黄金綺羅タイガー

騙し絵の牙の黄金綺羅タイガーのレビュー・感想・評価

騙し絵の牙(2021年製作の映画)
3.3
褒め言葉として、この映画はまるであの監督のあれのようだと思うけれども、それは敢えては言わない。
言ったら勿体無いし、言いたくない。
映画は観るものでもあり、体験するものでもあるからだ。
だから興味がある人には、自分で観てくれば? 以上のことは言えない。
しかしそれはどの映画にも当てはまることだし、それにそれを言ってしまってはレビューを書く意味はない。

ただこの映画の面白さがレビューを書くことで損なわれるのは悲しいので、内容について事細かにあれやこれやとは書かないが、自分のための備忘録として多少感じたことを書き記してはおきたいと思う。

吉田大八監督の映画を観ると毎回思うことだが、吉田大八という監督は作品自体の映画としての価値、自身の作家性、原作の雰囲気を映画で再現すること、日本向けのエンターテイメントの作り方、資本家が映画に要求するもののバランスの取り方が大変上手いように思う。
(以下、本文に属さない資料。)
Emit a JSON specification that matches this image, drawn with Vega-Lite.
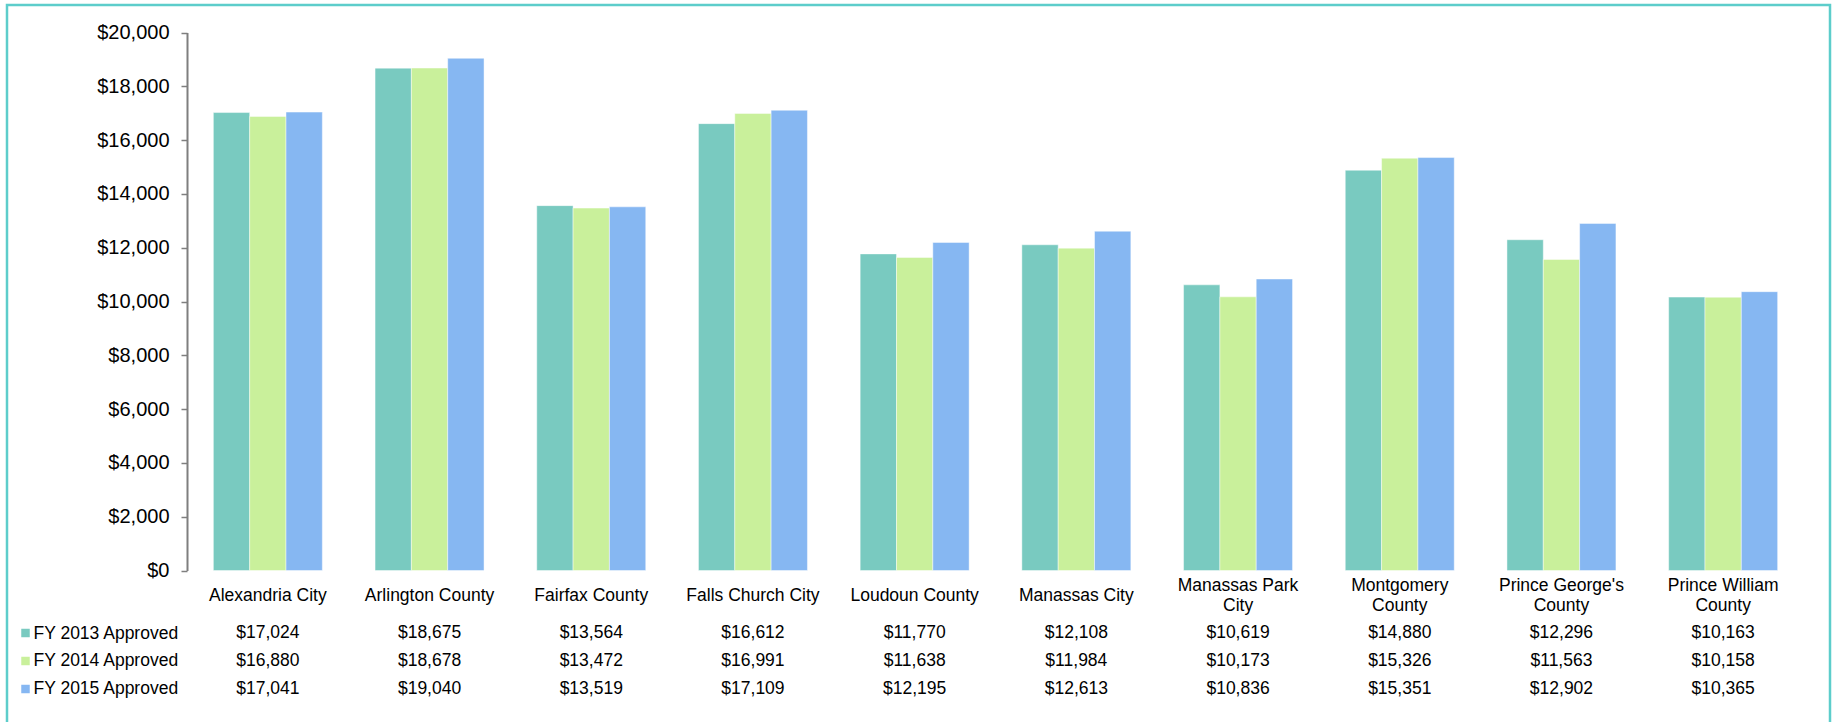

また役者の個性を的確に掴んで配置し、それを使いこなすのが大変うまい。
松岡茉優のいつ観ても安心できる堅実な演技と北海道が産んだ大スター、大泉洋の重厚さと軽快さを場面によって切り替えながら表現するコメディスターとしての素晴らしい手腕。
それを引き立たせるための佐藤浩市の存在感。
國村隼、佐野史郎、小林聡美、木村佳乃らの、料理を引き立てるためにしっかり利かせたスパイスのような、彼らの持ち味を活かしつつも決して邪魔をしない演技。
ないとあるのとでは全く世界が違う、フライドポテトに添えられたとても瑞々しいパセリのようなリリー・フランキー。
華のある池田エライザのオブジェクトとしての優秀さ。
どの人をとっても、彼ら以上の適任者はいないのではないかと思わせられる。

また画面という限られた四角い枠のなかで密度のコントロールがとても上手い。
とくに上手いと思ったのは画面の密度のあげ方である。
漫然とオブジェクトを配置するのではなく、そこにあることで意味を持つものを意味のある映し方で的確にレイアウトし、その時々の状況や空間の雰囲気を表現するのが上手い。
また背景にアーキテクチャーの整然とした美しさを入れ込むことで、画面の平面構成を美しくレイアウトしつつ、物語が展開されている都会のランドスケープを表現している。
密度が高いからといって、決して息苦しさは感じさせない 。
それはカットごとによる足し算と引き算が出来ているからだろう。
広い空間を見せるときは無駄な情報を省いたり、クローズアップでオブジェクトや役者の表情を映し出すことでそこに感情や意味を乗せたりなど、観せたいもののためにシーケンスの密度を意図的にコントロールしている。

この映画はあくまでエンターテイメント映画だが、どのカットも密度、長さ、カメラワーク、どれをとっても良く作り込まれた映画としての映画としても価値の高い作品であると思う。